Editor's Note: The following has been adapted with the author's permission from its original publication on Carolina Culture Warrior.
The ABC program Quantico is run by a far-left man named Joshua Safran, who has used the program to promote his progressive agenda. A recent episode tackled the fake news problem that has been talked about since the election ended:
ALEX: Who are you, and why do these private contractors want to kill you?
MALORY: My name is Malory Haynes. I worked for Senator Lewis Baynard. Until a few days ago, I was on his payroll as a media guru, but that’s not what I did.
RYAN: What did you do?
MALORY: I created stories that weren’t always based in facts. You know that bakery in Richmond? Well, we said that the owners wouldn’t make a cake for a veteran’s return home because they thought that U.S. Troops were murderers. But it was — it was just to shore up military support for the senator’s re-election.

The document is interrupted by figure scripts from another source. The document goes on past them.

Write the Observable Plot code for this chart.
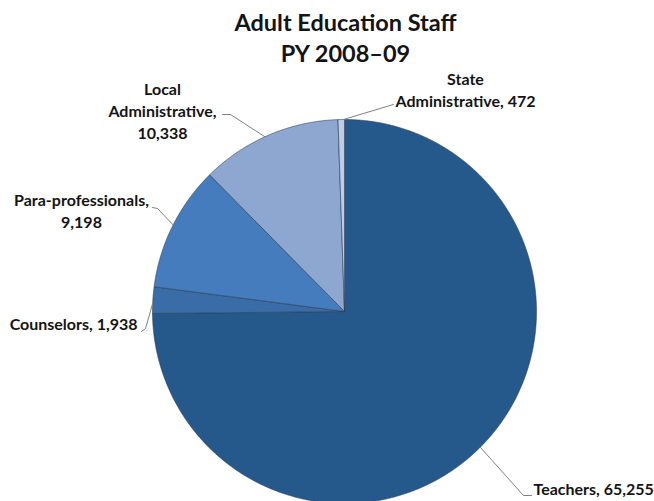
<!DOCTYPE html>
<html><head><meta charset="utf-8">
<script src="https://cdn.jsdelivr.net/npm/d3@7"></script>
<script src="https://cdn.jsdelivr.net/npm/@observablehq/plot@0.6"></script>
<style>
  body{margin:0;background:#fff}
  #chart{width:654px;height:501px;overflow:hidden}
</style>
</head><body><div id="chart"></div>
<script>
// ---- data ----
const categories = ["Teachers", "Counselors", "Para-professionals", "Local Administrative", "State Administrative"];
const staffCounts = [65255, 1938, 9198, 10338, 472];
const sliceColors = ["#26598b", "#3a6ca7", "#447cbe", "#8ea7d1", "#bfcce5"];
const labelLines = [
  ["Teachers, 65,255"],
  ["Counselors, 1,938"],
  ["Para-professionals,", "9,198"],
  ["Local", "Administrative,", "10,338"],
  ["State", "Administrative, 472"]
];
const titleLines = ["Adult Education Staff", "PY 2008\u201309"];

// ---- layout (pixels, relative to pie centre; dy downward) ----
const W = 654, H = 501, CX = 344, CY = 311, R = 192;
const labelLayout = [
  {rim: 135,   path: [[179, 184], [187, 184]],     at: [189, 183],  anchor: "start"},
  {rim: 272.4, path: [[-199, 17], [-203, 20]],     at: [-207, 18],  anchor: "end"},
  {rim: 296.8, path: [[-187, -103], [-192, -104]], at: [-263, -84], anchor: "middle"},
  {rim: 335.5, path: [[-114, -197], [-122, -197]], at: [-182, -173], anchor: "middle"},
  {rim: 359.7, path: [[49, -207]],                 at: [121, -205], anchor: "middle"}
];

const table = categories.map((name, i) => ({name, value: staffCounts[i]}));
const arcs = d3.pie().sort(null).value(d => d.value).startAngle(0).endAngle(2 * Math.PI)(table);

// slice outlines: centre -> arc -> centre
const slicePts = [];
for (const a of arcs) {
  const name = a.data.name;
  slicePts.push({name, x: 0, y: 0});
  const step = Math.PI / 720;
  for (let t = a.startAngle; t < a.endAngle; t += step) {
    slicePts.push({name, x: R * Math.sin(t), y: R * Math.cos(t)});
  }
  slicePts.push({name, x: R * Math.sin(a.endAngle), y: R * Math.cos(a.endAngle)});
  slicePts.push({name, x: 0, y: 0});
}

// leader lines
const leaderPts = [];
labelLayout.forEach((L, i) => {
  const t = L.rim * Math.PI / 180;
  leaderPts.push({name: categories[i], x: R * Math.sin(t), y: R * Math.cos(t)});
  for (const [dx, dy] of L.path) leaderPts.push({name: categories[i], x: dx, y: -dy});
});

const labelMarks = labelLayout.map((L, i) =>
  Plot.text([labelLines[i].join("\n")], {
    x: () => L.at[0], y: () => -L.at[1], text: d => d,
    textAnchor: L.anchor, lineAnchor: "bottom", lineHeight: 1.375,
    fontSize: 16, fontWeight: "bold", fill: "#141414"
  })
);

const chart = Plot.plot({
  width: W, height: H,
  marginTop: 0, marginRight: 0, marginBottom: 0, marginLeft: 0,
  style: {fontFamily: "Lato, 'Noto Sans', sans-serif", background: "#fff"},
  x: {domain: [-CX, W - CX], range: [0, W], axis: null},
  y: {domain: [-(H - CY), CY], range: [H, 0], axis: null},
  color: {domain: categories, range: sliceColors},
  marks: [
    Plot.line(slicePts, {x: "x", y: "y", z: "name", fill: "name", stroke: "#2b3d55", strokeWidth: 0.7, strokeOpacity: 0.85, strokeLinejoin: "round"}),
    Plot.line(leaderPts, {x: "x", y: "y", z: "name", stroke: "#808080", strokeWidth: 1}),
    ...labelMarks,
    Plot.text([titleLines.join("\n")], {
      x: () => 1, y: () => CY - 61, text: d => d,
      textAnchor: "middle", lineAnchor: "bottom", lineHeight: 1.28,
      fontSize: 23.5, fontWeight: "bold", fill: "#141414"
    })
  ]
});
document.getElementById("chart").appendChild(chart);
</script>
</body></html>
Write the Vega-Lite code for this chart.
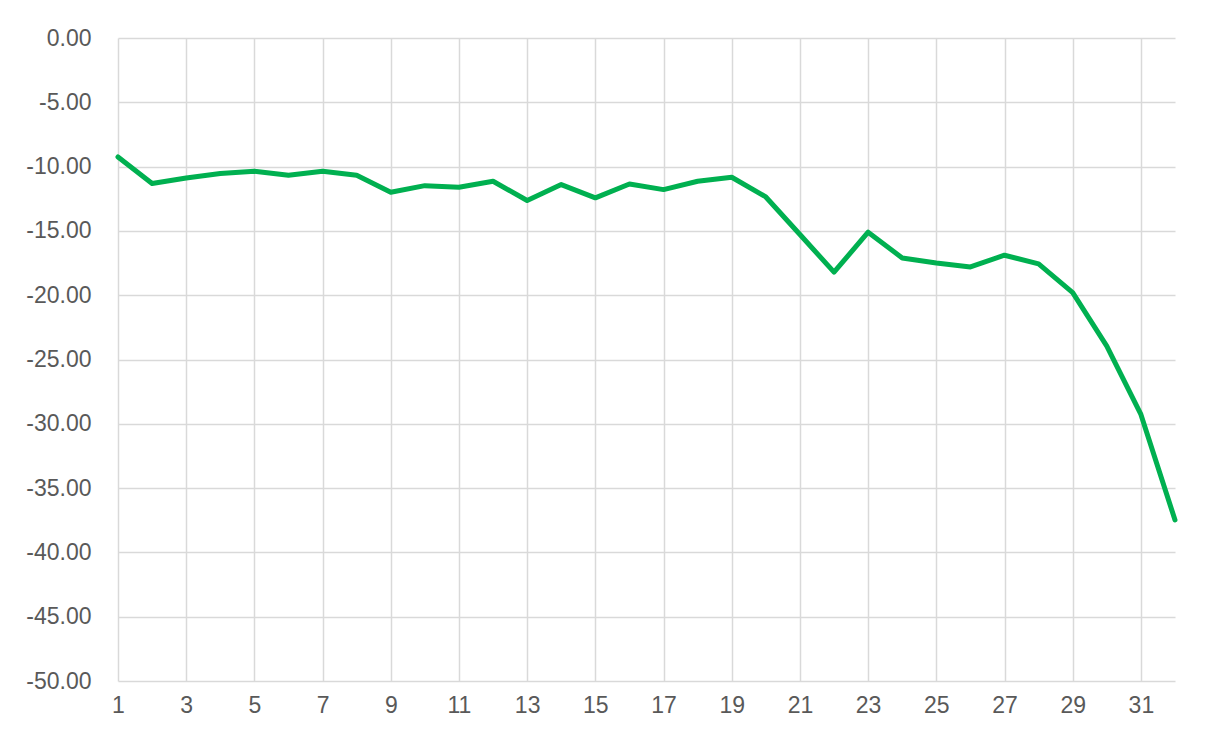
{
  "$schema": "https://vega.github.io/schema/vega-lite/v6.json",
  "autosize": {"type": "none"},
  "padding": {"left": 118, "top": 38, "right": 38, "bottom": 53},
  "width": 1057,
  "height": 643,
  "background": "white",
  "data": {"values": [
    {"day": 1, "value": -9.25},
    {"day": 2, "value": -11.32},
    {"day": 3, "value": -10.88},
    {"day": 4, "value": -10.54},
    {"day": 5, "value": -10.36},
    {"day": 6, "value": -10.67},
    {"day": 7, "value": -10.36},
    {"day": 8, "value": -10.67},
    {"day": 9, "value": -12.0},
    {"day": 10, "value": -11.48},
    {"day": 11, "value": -11.6},
    {"day": 12, "value": -11.14},
    {"day": 13, "value": -12.64},
    {"day": 14, "value": -11.4},
    {"day": 15, "value": -12.43},
    {"day": 16, "value": -11.35},
    {"day": 17, "value": -11.79},
    {"day": 18, "value": -11.14},
    {"day": 19, "value": -10.83},
    {"day": 20, "value": -12.36},
    {"day": 21, "value": -15.28},
    {"day": 22, "value": -18.21},
    {"day": 23, "value": -15.1},
    {"day": 24, "value": -17.1},
    {"day": 25, "value": -17.49},
    {"day": 26, "value": -17.8},
    {"day": 27, "value": -16.89},
    {"day": 28, "value": -17.56},
    {"day": 29, "value": -19.8},
    {"day": 30, "value": -23.96},
    {"day": 31, "value": -29.27},
    {"day": 32, "value": -37.48}
  ]},
  "mark": {"type": "line", "color": "#00B050", "strokeWidth": 5, "strokeCap": "round", "strokeJoin": "round"},
  "encoding": {
    "x": {
      "field": "day", "type": "quantitative",
      "scale": {"domain": [1, 32], "nice": false, "zero": false},
      "axis": {
        "title": null, "values": [1,3,5,7,9,11,13,15,17,19,21,23,25,27,29,31],
        "domain": false, "ticks": false, "grid": true, "gridColor": "#d9d9d9", "gridWidth": 1.5,
        "labelFont": "Liberation Sans", "labelFontSize": 23, "labelColor": "#595959",
        "labelPadding": 13, "labelFlush": false, "labelOverlap": false
      }
    },
    "y": {
      "field": "value", "type": "quantitative",
      "scale": {"domain": [-50, 0], "nice": false},
      "axis": {
        "title": null, "values": [0,-5,-10,-15,-20,-25,-30,-35,-40,-45,-50],
        "labelExpr": "replace(format(datum.value, '.2f'), '\u2212', '-')",
        "domain": false, "ticks": false, "grid": true, "gridColor": "#d9d9d9", "gridWidth": 1.5,
        "labelFont": "Liberation Sans", "labelFontSize": 23, "labelColor": "#595959",
        "labelPadding": 27, "labelFlush": false, "labelOverlap": false
      }
    }
  },
  "config": {"view": {"stroke": null}}
}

RYAN: Somebody thought the story was real and shot the bakery up. 11 people died.
MALORY: And ever since then, Senator Baynard’s people have been trying to get rid of any connection between him and the fake news, including me.
ALEX: So, what are you doing here, hiding in Brookwell?
MALORY: My parents live here, just down the block. It’s ironic, isn’t it? They use fake news to get the girl who created fake news for them.
RYAN: They clear out the town and grab you. No one would know. It’d just look like she left during the evacuation and disappeared.
ALEX: Shh, shh.
In the show, ‘Senator Baynard’ is basically a Republican. Painting fake news as the fault of Republicans is incomplete and pathetic. A recent story on CBS’s 60 Minutes unintentionally debunked the narrative of only conservatives purveying and/or falling for fake stories:
JEFF GREEN, INTERNET ENTREPRENEUR: So the first thing that we found out is that it is definitely a phenomenon that affects both sides.
SCOTT PELLEY, CBS NEWS ANCHOR: Liberals and conservatives?
GREEN: Yes. There is no question they’re both affected.
PELLEY: One fake story green examined claimed that the Congress was plotting to overthrow President Trump. He was surprised to learn that right-leaning fake news overwhelmingly attracted readers in their 40s and 50s. And he found that fake news readers on the left were more likely to be affluent and college educated.
GREEN: That shocked me.
GREEN: I think I thought the same way that many Americans perhaps think is that fake news was a phenomenon that only tricked the uneducated. Not true. Just not — the data shows it’s just not true.
As you may know, the Media Research Center has done a fantastic job documenting Mr. Green’s point in that CBS story. Joshua Safran – the executive producer of Quantico – has done a huge disservice by exploiting and distorting this controversial topic.
Enough is enough with these broadcast networks who push propaganda down our throats masquerading as entertainment. Both sides of the political spectrum can debate fake news respectfully and try to find common ground.
Put simply, this Quantico case is disheartening. It’s no accident that it aired on ABC, which is propaganda central in the USA. It is also parent company Disney’s least successful brand. Now that Disney has extended Bob Iger’s contract as CEO to 2019, maybe he should use this opportunity to address Safran’s propaganda.